Omit the pictures and return every entry exactly as written.

:: Rows from a dataset of charts and code ::
+++++
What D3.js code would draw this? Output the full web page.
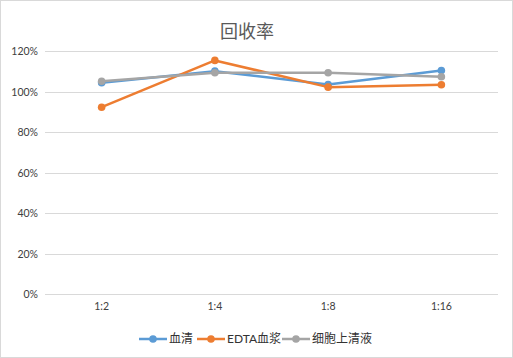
<!DOCTYPE html>
<html>
<head>
<meta charset="utf-8">
<script src="https://cdn.jsdelivr.net/npm/d3@7/dist/d3.min.js"></script>
<style>
  body { margin: 0; background: #fff; }
  svg { display: block; }
</style>
</head>
<body>
<svg id="chart" width="513" height="358"></svg>
<script>
// data
const categories = ["1:2", "1:4", "1:8", "1:16"];
const serumValues = [1.045, 1.102, 1.036, 1.105];
const edtaValues = [0.924, 1.155, 1.023, 1.035];
const cellValues = [1.052, 1.094, 1.094, 1.074];
const seriesNames = ["血清", "EDTA血浆", "细胞上清液"];
const seriesColors = ["#5b9bd5", "#ed7d31", "#a5a5a5"];
const yTicks = [0, 0.2, 0.4, 0.6, 0.8, 1.0, 1.2];

const series = [serumValues, edtaValues, cellValues].map((v, i) => ({
  name: seriesNames[i], color: seriesColors[i], values: v
}));

const font = "Lato, 'Noto Sans CJK SC', sans-serif";
const svg = d3.select("#chart");
const width = +svg.attr("width");
const height = +svg.attr("height");

// chart border
svg.append("rect")
  .attr("x", 0.5).attr("y", 0.5)
  .attr("width", width - 1).attr("height", height - 1)
  .attr("fill", "#fff").attr("stroke", "#d9d9d9");

const x = d3.scaleBand().domain(categories).range([45, 498]);
const y = d3.scaleLinear().domain([0, 1.2]).range([294.3, 51.3]);

// gridlines
svg.append("g")
  .selectAll("line")
  .data(yTicks)
  .enter()
  .append("line")
  .attr("x1", 45).attr("x2", 498)
  .attr("y1", d => Math.round(y(d)) + 0.5)
  .attr("y2", d => Math.round(y(d)) + 0.5)
  .attr("stroke", "#d9d9d9").attr("stroke-width", 1);

// y axis labels
const yAxis = d3.axisLeft(y).tickValues(yTicks).tickSize(0).tickPadding(0)
  .tickFormat(d3.format(".0%"));
const gy = svg.append("g").attr("transform", "translate(38,0)").call(yAxis);
gy.select(".domain").remove();
gy.selectAll("text")
  .attr("fill", "#404040")
  .style("font-family", font)
  .style("font-size", "10.5px");

// x axis labels
const xAxis = d3.axisBottom(x).tickSize(0).tickPadding(0);
const gx = svg.append("g").attr("transform", "translate(0,303)").call(xAxis);
gx.select(".domain").remove();
gx.selectAll("text")
  .attr("fill", "#404040")
  .style("font-family", font)
  .style("font-size", "10.5px");

// title
svg.append("text")
  .attr("x", 247).attr("y", 38)
  .attr("text-anchor", "middle")
  .attr("fill", "#595959")
  .style("font-family", "'Noto Sans CJK SC', sans-serif")
  .style("font-size", "18px")
  .text("回收率");

const cx = d => x(d) + x.bandwidth() / 2;
const line = d3.line()
  .x((d, i) => cx(categories[i]))
  .y(d => y(d));

const gs = svg.append("g")
  .selectAll("g")
  .data(series)
  .enter()
  .append("g");

gs.append("path")
  .attr("d", d => line(d.values))
  .attr("fill", "none")
  .attr("stroke", d => d.color)
  .attr("stroke-width", 2.5)
  .attr("stroke-linejoin", "round");

gs.selectAll("circle")
  .data(d => d.values.map((v, i) => ({ v: v, i: i, color: d.color })))
  .enter()
  .append("circle")
  .attr("cx", d => cx(categories[d.i]))
  .attr("cy", d => y(d.v))
  .attr("r", 3.8)
  .attr("fill", d => d.color);

// legend
const legendX = [139, 197, 282];
const lg = svg.append("g")
  .selectAll("g")
  .data(series)
  .enter()
  .append("g")
  .attr("transform", (d, i) => "translate(" + legendX[i] + ",339)");

lg.append("line")
  .attr("x1", 0).attr("x2", 28)
  .attr("stroke", d => d.color).attr("stroke-width", 2.5);
lg.append("circle")
  .attr("cx", 14).attr("r", 3.8)
  .attr("fill", d => d.color);
lg.append("text")
  .attr("x", 30).attr("dy", "0.35em")
  .attr("fill", "#333")
  .style("font-family", font)
  .style("font-size", "12px")
  .text(d => d.name);
</script>
</body>
</html>
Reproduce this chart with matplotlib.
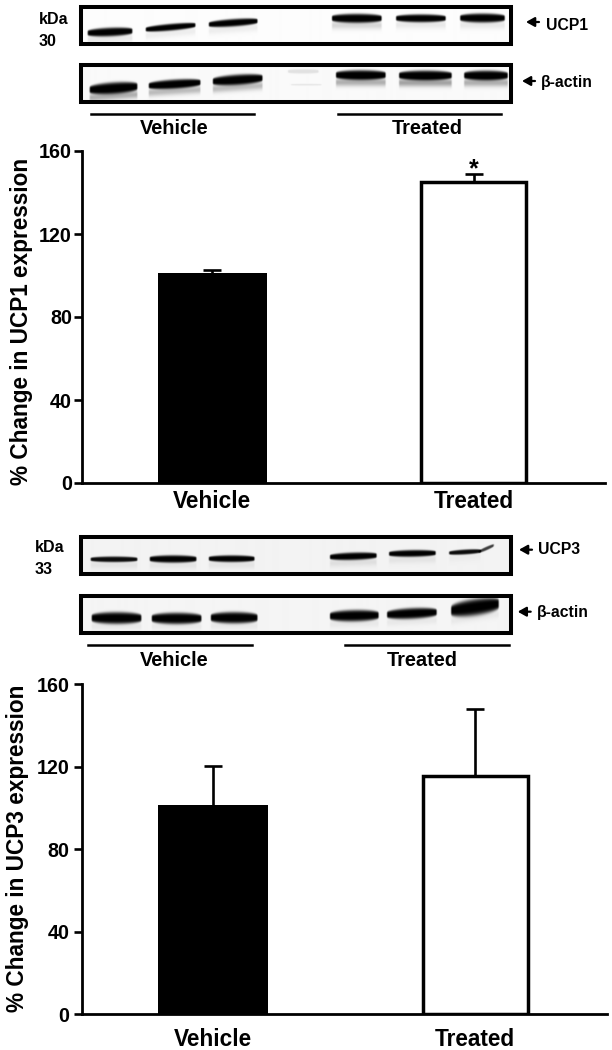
+++++
:: Task result ::
What D3.js code would draw this? Output the full web page.
<!DOCTYPE html>
<html>
<head>
<meta charset="utf-8">
<script src="https://cdn.jsdelivr.net/npm/d3@7/dist/d3.min.js"></script>
<style>
  body { margin: 0; background: #fff; }
  svg { display: block; }
</style>
</head>
<body>
<svg id="chart" width="513" height="358"></svg>
<script>
// data
const categories = ["1:2", "1:4", "1:8", "1:16"];
const serumValues = [1.045, 1.102, 1.036, 1.105];
const edtaValues = [0.924, 1.155, 1.023, 1.035];
const cellValues = [1.052, 1.094, 1.094, 1.074];
const seriesNames = ["血清", "EDTA血浆", "细胞上清液"];
const seriesColors = ["#5b9bd5", "#ed7d31", "#a5a5a5"];
const yTicks = [0, 0.2, 0.4, 0.6, 0.8, 1.0, 1.2];

const series = [serumValues, edtaValues, cellValues].map((v, i) => ({
  name: seriesNames[i], color: seriesColors[i], values: v
}));

const font = "Lato, 'Noto Sans CJK SC', sans-serif";
const svg = d3.select("#chart");
const width = +svg.attr("width");
const height = +svg.attr("height");

// chart border
svg.append("rect")
  .attr("x", 0.5).attr("y", 0.5)
  .attr("width", width - 1).attr("height", height - 1)
  .attr("fill", "#fff").attr("stroke", "#d9d9d9");

const x = d3.scaleBand().domain(categories).range([45, 498]);
const y = d3.scaleLinear().domain([0, 1.2]).range([294.3, 51.3]);

// gridlines
svg.append("g")
  .selectAll("line")
  .data(yTicks)
  .enter()
  .append("line")
  .attr("x1", 45).attr("x2", 498)
  .attr("y1", d => Math.round(y(d)) + 0.5)
  .attr("y2", d => Math.round(y(d)) + 0.5)
  .attr("stroke", "#d9d9d9").attr("stroke-width", 1);

// y axis labels
const yAxis = d3.axisLeft(y).tickValues(yTicks).tickSize(0).tickPadding(0)
  .tickFormat(d3.format(".0%"));
const gy = svg.append("g").attr("transform", "translate(38,0)").call(yAxis);
gy.select(".domain").remove();
gy.selectAll("text")
  .attr("fill", "#404040")
  .style("font-family", font)
  .style("font-size", "10.5px");

// x axis labels
const xAxis = d3.axisBottom(x).tickSize(0).tickPadding(0);
const gx = svg.append("g").attr("transform", "translate(0,303)").call(xAxis);
gx.select(".domain").remove();
gx.selectAll("text")
  .attr("fill", "#404040")
  .style("font-family", font)
  .style("font-size", "10.5px");

// title
svg.append("text")
  .attr("x", 247).attr("y", 38)
  .attr("text-anchor", "middle")
  .attr("fill", "#595959")
  .style("font-family", "'Noto Sans CJK SC', sans-serif")
  .style("font-size", "18px")
  .text("回收率");

const cx = d => x(d) + x.bandwidth() / 2;
const line = d3.line()
  .x((d, i) => cx(categories[i]))
  .y(d => y(d));

const gs = svg.append("g")
  .selectAll("g")
  .data(series)
  .enter()
  .append("g");

gs.append("path")
  .attr("d", d => line(d.values))
  .attr("fill", "none")
  .attr("stroke", d => d.color)
  .attr("stroke-width", 2.5)
  .attr("stroke-linejoin", "round");

gs.selectAll("circle")
  .data(d => d.values.map((v, i) => ({ v: v, i: i, color: d.color })))
  .enter()
  .append("circle")
  .attr("cx", d => cx(categories[d.i]))
  .attr("cy", d => y(d.v))
  .attr("r", 3.8)
  .attr("fill", d => d.color);

// legend
const legendX = [139, 197, 282];
const lg = svg.append("g")
  .selectAll("g")
  .data(series)
  .enter()
  .append("g")
  .attr("transform", (d, i) => "translate(" + legendX[i] + ",339)");

lg.append("line")
  .attr("x1", 0).attr("x2", 28)
  .attr("stroke", d => d.color).attr("stroke-width", 2.5);
lg.append("circle")
  .attr("cx", 14).attr("r", 3.8)
  .attr("fill", d => d.color);
lg.append("text")
  .attr("x", 30).attr("dy", "0.35em")
  .attr("fill", "#333")
  .style("font-family", font)
  .style("font-size", "12px")
  .text(d => d.name);
</script>
</body>
</html>
Reproduce this chart with matplotlib.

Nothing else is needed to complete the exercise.